2. Children offer a lot of value to these ladies - Unlike past generations, children provide minimal financial value, but being a good mother gave them status within the community, along with providing a huge amount of purpose and structure for their lives.
3. "I want to have your baby" seems to be the ultimate pickup line - It sounds like just a line to me too, and a corny one at that. But these ladies took it to heart. I wonder if the fathers believed what they were saying at the time they said it.
4. They seemed willing and able to turn their lives around on a dime once the baby is announced, but seemed surprised and disappointed when their partners would not or could not do the same - Quite a few of the men seemed enthusiastic about being fathers at first, but as time wen on, they either wen back to their same immature activities, or developed new immature behaviors.
5. They think they do well enough as mothers, and it's hard for me to disagree - There's a general consensus that if their children are kept clean, fed, taught (to the mother's abilities), kept out of obvious trouble, and given occasional luxuries, then that is good enough. The stuff the middle class thinks is important - like fancy carriages, mounds of toys, expensive mini-vans/SUVs, and college funds - is probably not as important, once I thought about it.

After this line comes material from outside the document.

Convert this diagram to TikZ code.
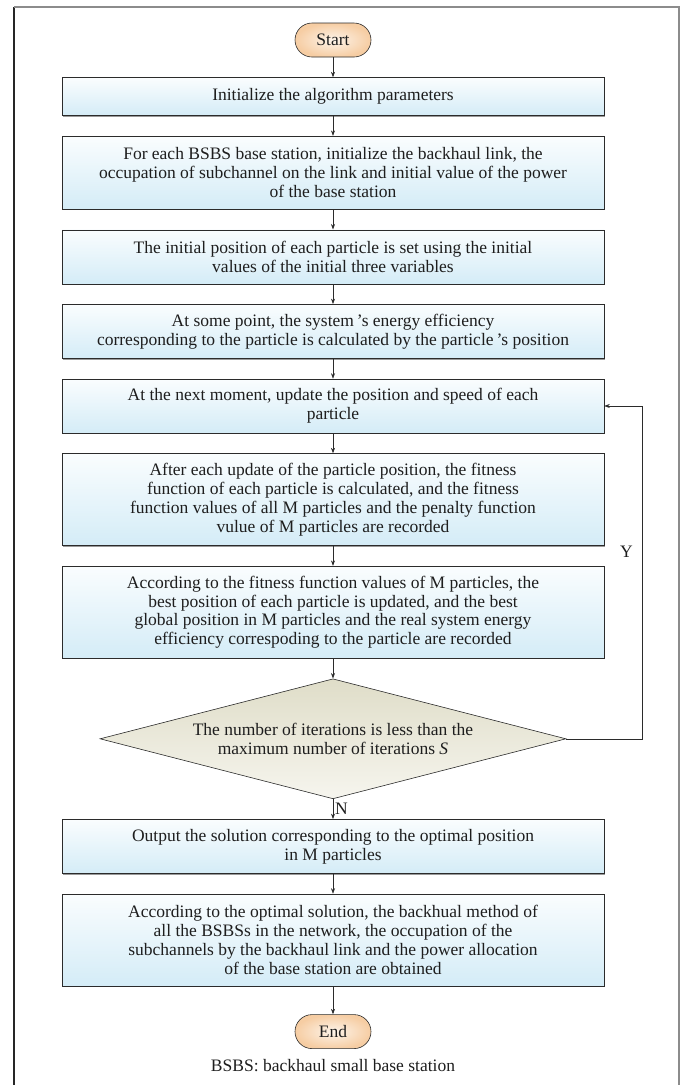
\documentclass[tikz,border=0pt]{standalone}
\usepackage{fontspec}
\setmainfont{Liberation Serif}
\usetikzlibrary{arrows.meta,positioning,shapes.geometric,shadows,calc}

\definecolor{boxtop}{HTML}{FAFDFE}
\definecolor{boxbot}{HTML}{D4ECF7}
\definecolor{termin}{HTML}{FDF4EA}
\definecolor{termout}{HTML}{F6CDA3}
\definecolor{dectop}{HTML}{DFDDC8}
\definecolor{decbot}{HTML}{F6F5EE}
\definecolor{edge}{HTML}{2B2B2B}
\definecolor{ink}{HTML}{1E1E1E}

\begin{document}
\begin{tikzpicture}[x=1pt,y=1pt,
  node distance=20pt,
  every node/.style={font=\fontsize{17.5}{18.8}\selectfont, text=ink},
  boxshadow/.style={general shadow={shadow xshift=1.2pt, shadow yshift=-1.2pt, fill=black!40}},
  stepbox/.style={draw=edge, line width=0.6pt, top color=boxtop, bottom color=boxbot,
    minimum width=542pt, align=center, inner sep=0pt, boxshadow},
  one/.style={stepbox, minimum height=38pt},
  two/.style={stepbox, minimum height=54pt},
  three/.style={stepbox, minimum height=73pt},
  four/.style={stepbox, minimum height=92pt},
  terminal/.style={draw=edge, line width=0.6pt, rounded corners=17pt,
    minimum width=76pt, minimum height=34pt, inner sep=0pt,
    inner color=termin, outer color=termout},
  decision/.style={diamond, draw=edge, line width=0.6pt, aspect=3.9,
    minimum width=466pt, minimum height=120pt, inner sep=0pt,
    top color=dectop, bottom color=decbot},
  arr/.style={draw=edge, line width=0.6pt, -{Stealth[length=5.5pt,width=4pt]}},
  tag/.style={inner sep=1pt}
]
\useasboundingbox (0,0) rectangle (681,-1085);

% page frame
\draw[black!85, line width=1.2pt] (14,-7) -- (14,-1085);
\draw[black!45, line width=1.2pt] (14,-7) -- (679,-7) -- (679,-1085);

% flow nodes
\node[terminal] (start) at (333,-40) {Start};
\node[one, below=of start] (b1)
  {Initialize the algorithm parameters};
\node[three, below=of b1] (b2)
  {For each BSBS base station, initialize the backhaul link, the\\
   occupation of subchannel on the link and initial value of the power\\
   of the base station};
\node[two, below=of b2] (b3)
  {The initial position of each particle is set using the initial\\
   values of the initial three variables};
\node[two, below=of b3] (b4)
  {At some point, the system\,’s energy efficiency\\
   corresponding to the particle is calculated by the particle\,’s position};
\node[two, below=of b4] (b5)
  {At the next moment, update the position and speed of each\\
   particle};
\node[four, below=of b5] (b6)
  {After each update of the particle position, the fitness\\
   function of each particle is calculated, and the fitness\\
   function values of all M particles and the penalty function\\
   vulue of M particles are recorded};
\node[four, below=of b6] (b7)
  {According to the fitness function values of M particles, the\\
   best position of each particle is updated, and the best\\
   global position in M particles and the real system energy\\
   efficiency correspoding to the particle are recorded};
\node[decision, below=of b7] (dec) {};
\node[align=center, inner sep=0pt] (dectext) at (dec.center)
  {The number of iterations is less than the\\
   maximum number of iterations \textit{S}};
\node[two, below=of dec] (b8)
  {Output the solution corresponding to the optimal position\\
   in M particles};
\node[four, below=of b8] (b9)
  {According to the optimal solution, the backhual method of\\
   all the BSBSs in the network, the occupation of the\\
   subchannels by the backhaul link and the power allocation\\
   of the base station are obtained};
\node[terminal, below=28pt of b9] (end) {End};
\node (note) at (333,-1066) {BSBS: backhaul small base station};

% connectors
\draw[arr] (start) -- (b1);
\draw[arr] (b1) -- (b2);
\draw[arr] (b2) -- (b3);
\draw[arr] (b3) -- (b4);
\draw[arr] (b4) -- (b5);
\draw[arr] (b5) -- (b6);
\draw[arr] (b6) -- (b7);
\draw[arr] (b7) -- (dec.north);
\draw[arr] (dec.south) -- (b8);
\draw[arr] (b8) -- (b9);
\draw[arr] (b9) -- (end);

% loop back while iterations remain
\coordinate (rail) at (642,0);
\draw[arr] (dec.east) -- (dec.east -| rail) -- (b5.east -| rail) -- (b5.east);
\node[tag, anchor=east] (ylab) at ($(b6.south -| rail)+(-8,-6)$) {Y};
\node[tag, anchor=west] (nlab) at ($(dec.south)!0.5!(b8.north)+(1,0)$) {N};
\end{tikzpicture}
\end{document}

6. The true cost to have children is lower than I expected - Children don't seem to hurt their abilities to find partners (as necessary), doesn't hurt their educational prospects, and doesn't much hurt their job prospects. All of those things are very limited within their neighborhoods and they don't have much upward mobility.
7. Marriage is scarce because it's valued extremely highly - They feel that being married is the crown on top of a life that's fully settled, as opposed to the classic middle class viewpoint that marriage is a first step toward living a happy, fully adult life.
I wish there were more books and more studies like this one to confirm its conclusions and see if attitudes change over time. I'm aware of Ms. Edin's sequel covering inner-city fathers and will eventually read that.